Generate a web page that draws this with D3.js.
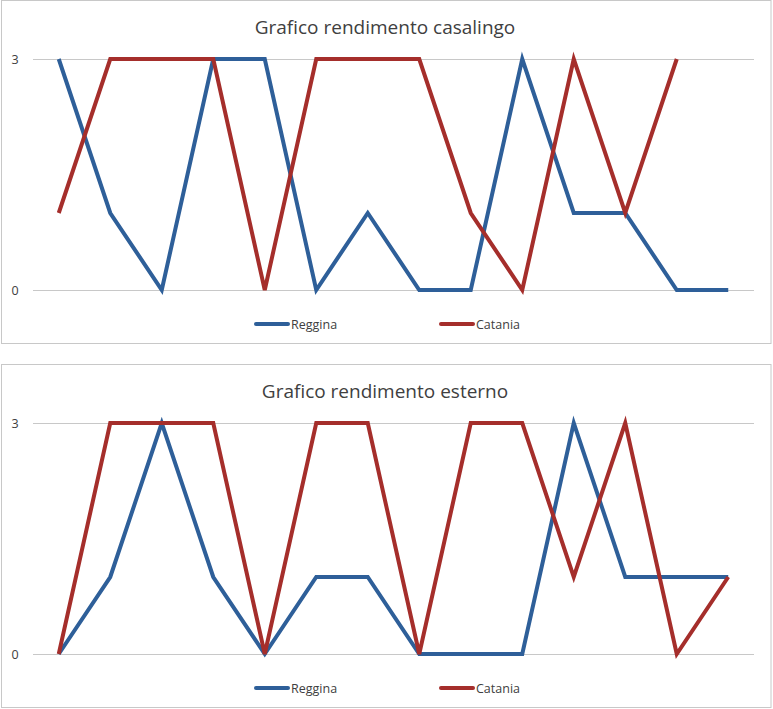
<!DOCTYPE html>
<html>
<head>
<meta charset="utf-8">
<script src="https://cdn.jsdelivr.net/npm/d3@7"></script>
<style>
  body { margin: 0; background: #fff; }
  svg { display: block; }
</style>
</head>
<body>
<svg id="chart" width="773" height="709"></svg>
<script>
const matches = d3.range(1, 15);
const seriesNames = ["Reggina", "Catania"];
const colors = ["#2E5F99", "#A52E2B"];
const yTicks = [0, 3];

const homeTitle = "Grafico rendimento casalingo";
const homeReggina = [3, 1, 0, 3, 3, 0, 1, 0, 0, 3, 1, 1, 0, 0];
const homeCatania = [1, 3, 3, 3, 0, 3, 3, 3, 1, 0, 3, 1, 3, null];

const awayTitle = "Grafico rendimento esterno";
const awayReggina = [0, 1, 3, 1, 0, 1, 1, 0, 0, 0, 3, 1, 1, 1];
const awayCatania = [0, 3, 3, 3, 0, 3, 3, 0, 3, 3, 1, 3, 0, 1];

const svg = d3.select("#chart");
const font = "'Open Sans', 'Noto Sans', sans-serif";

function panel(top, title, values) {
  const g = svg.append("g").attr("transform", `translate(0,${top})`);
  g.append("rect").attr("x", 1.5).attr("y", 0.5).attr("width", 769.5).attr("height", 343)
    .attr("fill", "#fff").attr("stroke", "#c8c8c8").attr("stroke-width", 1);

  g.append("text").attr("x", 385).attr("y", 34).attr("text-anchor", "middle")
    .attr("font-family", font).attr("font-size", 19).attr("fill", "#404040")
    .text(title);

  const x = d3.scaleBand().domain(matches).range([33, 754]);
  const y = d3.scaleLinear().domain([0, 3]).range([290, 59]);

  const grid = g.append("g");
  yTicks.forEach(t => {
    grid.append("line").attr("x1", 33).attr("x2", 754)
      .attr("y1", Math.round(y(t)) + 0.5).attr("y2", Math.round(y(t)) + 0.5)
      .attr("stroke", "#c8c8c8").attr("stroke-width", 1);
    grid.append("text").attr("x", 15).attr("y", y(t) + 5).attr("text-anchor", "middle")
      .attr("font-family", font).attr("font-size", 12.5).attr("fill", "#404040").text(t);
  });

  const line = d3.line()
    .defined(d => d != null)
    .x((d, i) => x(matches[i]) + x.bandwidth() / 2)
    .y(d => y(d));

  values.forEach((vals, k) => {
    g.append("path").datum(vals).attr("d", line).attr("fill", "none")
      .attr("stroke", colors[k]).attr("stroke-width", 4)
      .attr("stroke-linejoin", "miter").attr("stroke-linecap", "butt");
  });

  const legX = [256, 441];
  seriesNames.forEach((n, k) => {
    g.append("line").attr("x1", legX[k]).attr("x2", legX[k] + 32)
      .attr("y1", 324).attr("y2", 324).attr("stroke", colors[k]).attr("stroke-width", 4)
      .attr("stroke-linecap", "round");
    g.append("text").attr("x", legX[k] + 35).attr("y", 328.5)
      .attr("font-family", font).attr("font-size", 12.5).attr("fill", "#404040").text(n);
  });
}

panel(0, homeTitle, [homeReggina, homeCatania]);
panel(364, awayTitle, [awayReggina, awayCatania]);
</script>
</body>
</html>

● **Exercise task**: Every line should be retyped exactly, with the pictures omitted.

● **Output of the task**:
Generate a web page that draws this with D3.js.
<!DOCTYPE html>
<html>
<head>
<meta charset="utf-8">
<script src="https://cdn.jsdelivr.net/npm/d3@7"></script>
<style>
  body { margin: 0; background: #fff; }
  svg { display: block; }
</style>
</head>
<body>
<svg id="chart" width="773" height="709"></svg>
<script>
const matches = d3.range(1, 15);
const seriesNames = ["Reggina", "Catania"];
const colors = ["#2E5F99", "#A52E2B"];
const yTicks = [0, 3];

const homeTitle = "Grafico rendimento casalingo";
const homeReggina = [3, 1, 0, 3, 3, 0, 1, 0, 0, 3, 1, 1, 0, 0];
const homeCatania = [1, 3, 3, 3, 0, 3, 3, 3, 1, 0, 3, 1, 3, null];

const awayTitle = "Grafico rendimento esterno";
const awayReggina = [0, 1, 3, 1, 0, 1, 1, 0, 0, 0, 3, 1, 1, 1];
const awayCatania = [0, 3, 3, 3, 0, 3, 3, 0, 3, 3, 1, 3, 0, 1];

const svg = d3.select("#chart");
const font = "'Open Sans', 'Noto Sans', sans-serif";

function panel(top, title, values) {
  const g = svg.append("g").attr("transform", `translate(0,${top})`);
  g.append("rect").attr("x", 1.5).attr("y", 0.5).attr("width", 769.5).attr("height", 343)
    .attr("fill", "#fff").attr("stroke", "#c8c8c8").attr("stroke-width", 1);

  g.append("text").attr("x", 385).attr("y", 34).attr("text-anchor", "middle")
    .attr("font-family", font).attr("font-size", 19).attr("fill", "#404040")
    .text(title);

  const x = d3.scaleBand().domain(matches).range([33, 754]);
  const y = d3.scaleLinear().domain([0, 3]).range([290, 59]);

  const grid = g.append("g");
  yTicks.forEach(t => {
    grid.append("line").attr("x1", 33).attr("x2", 754)
      .attr("y1", Math.round(y(t)) + 0.5).attr("y2", Math.round(y(t)) + 0.5)
      .attr("stroke", "#c8c8c8").attr("stroke-width", 1);
    grid.append("text").attr("x", 15).attr("y", y(t) + 5).attr("text-anchor", "middle")
      .attr("font-family", font).attr("font-size", 12.5).attr("fill", "#404040").text(t);
  });

  const line = d3.line()
    .defined(d => d != null)
    .x((d, i) => x(matches[i]) + x.bandwidth() / 2)
    .y(d => y(d));

  values.forEach((vals, k) => {
    g.append("path").datum(vals).attr("d", line).attr("fill", "none")
      .attr("stroke", colors[k]).attr("stroke-width", 4)
      .attr("stroke-linejoin", "miter").attr("stroke-linecap", "butt");
  });

  const legX = [256, 441];
  seriesNames.forEach((n, k) => {
    g.append("line").attr("x1", legX[k]).attr("x2", legX[k] + 32)
      .attr("y1", 324).attr("y2", 324).attr("stroke", colors[k]).attr("stroke-width", 4)
      .attr("stroke-linecap", "round");
    g.append("text").attr("x", legX[k] + 35).attr("y", 328.5)
      .attr("font-family", font).attr("font-size", 12.5).attr("fill", "#404040").text(n);
  });
}

panel(0, homeTitle, [homeReggina, homeCatania]);
panel(364, awayTitle, [awayReggina, awayCatania]);
</script>
</body>
</html>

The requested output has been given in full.